Davacının istifa ederek ayrılması nedeniyle kıdem tazminatına hak kazanmadığı. Davacının kıdem, yıllık izin, tazminat talebimin reddine karar verilmiştir.
Somut olayda, davalı taraf davacının imzaladığı bir istifa dilekçesi sunmuştur. Davacı dilekçede kendi isteği ile istifa ettiğini beyan etmiş ancak başka bir gerekçe belirtmemiştir. Davacı tarafın iş akdinin davacı tarafından haklı neden ile fesh edildiği iddiası mevcut olup, emsal Yargıtay içtihatları göz önüne alınarak, davacının iş akdinin fesh etmekte haklı bir nedenin olup olmadığını araştırmak gerekmektedir. Dosya kapsamında davacıya ödenmeyen fazla mesai ve resmi tatil ücretlerinin mevcudiyeti tespit edilmiş, ayrıca manevi tazminat hakkı verecek ölçüde olmasa da iş yerinde çalışanlara karşı olumsuz davranışları bulunduğu belirlenmiş olmakla, davacının iş akdini 4857 sayılı kanunun 24. maddesi kapsamında haklı nedenle feshettiği ve kıdem tazminatına hak kazandığı sonucuna varılmıştır. Mahkemece kıdem tazminatı talebinin reddine karar verilmesi isabetli değildir.

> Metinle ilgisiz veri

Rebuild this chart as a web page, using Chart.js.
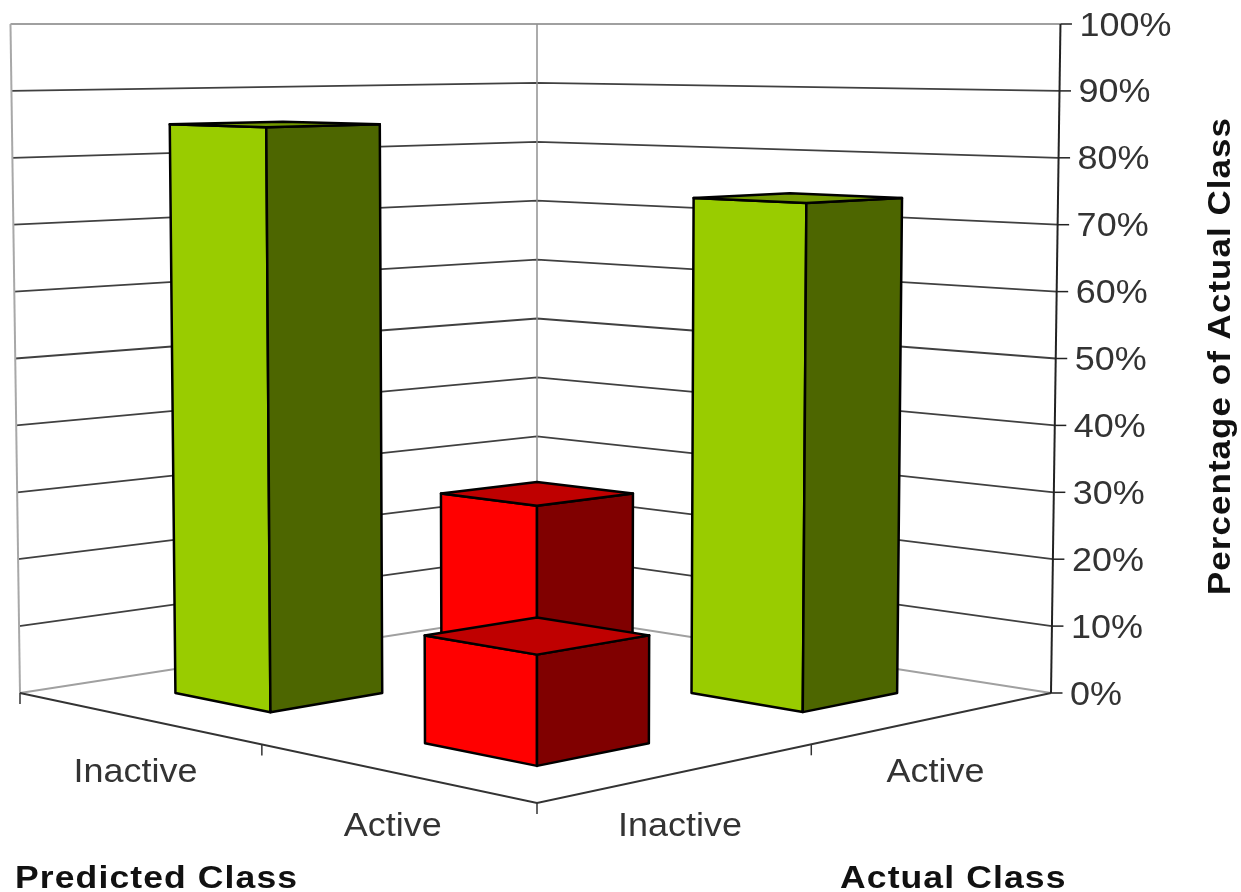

Davacı taraf manevi tazminatı talebinde bulunmuş ise de; …amirlerinden bir ustanın çalışanlara yönelik sert davarnadığı, hakaret içeren sözler söylediğini belirttikleri, ancak bunun özellikle davacının şahsına yönelik olduğuna, bu sözlerin davacıyı muhatap aldığına yada davacının da bulunduğu ortamlarda gerçekleştiğine ilişkin somut beyanları bulunmadığı anlaşılmaktadır. İşyerinde bir ustanın çalışanlara yönelik olumsuz davranış ve söylemlerde bulunması, davacının kişilik haklarının ihlal edildiğine, taciz veya davacıya yönelik davranışların işçiye haklı neden boyutunda iş akdinin feshine olanak verdiği, ancak manevi tazminat gerektiren boyuta ulaşmadığı değerlendirilerek, mahkemece manevi tazminat talebinin reddi kararında bir isabetsizlik görülmemiştir.” (İSTANBUL BÖL.ADL.MAH. 27.HD, E.2016/159, K.2017/230, T.02/03/2017)
Bu İstinaf Mahkemesi kararında olumlu bulduğumuz ve olumsuz bulduğumuz iki noktayı irdelemek gerekli;
Birincisi; istifa dilekçesini el yazısı ile yazmış olsa da, işçinin haklı fesih için sebepleri varsa, istifa dilekçesi yazan işçi, istifa iradesi ile değil haklı fesih iradesi ile hareket etmiş kabul ediliyor ve kıdem tazminatını alabiliyor. Bölge Adliye Mahkemesi bu yönüyle doğru bir karar vermiştir.
İkincisi; işçi, diğer arkadaşları ile birlikte toplu halde hakarete uğradığında, aşağılandığında, bu hakeretleri işverenin yetkililerine bildirilmiş olsa ve önlem alınmamış olsa bile, direkt şahsına yönelik hakaret olmadığından manevi tazminata hak kazanamıyor. Burada birden fazla işçiye karşı haksız fiil olduğu açık. Ancak İstinaf Mahkemesine göre; haksız fiili birkaç işçiye yönelik olarak uyguladığında, bu işçiler manevi tazminata hak kazanamıyor. Kararın bu yönüyle isabetli olmadığı kanaatindeyim.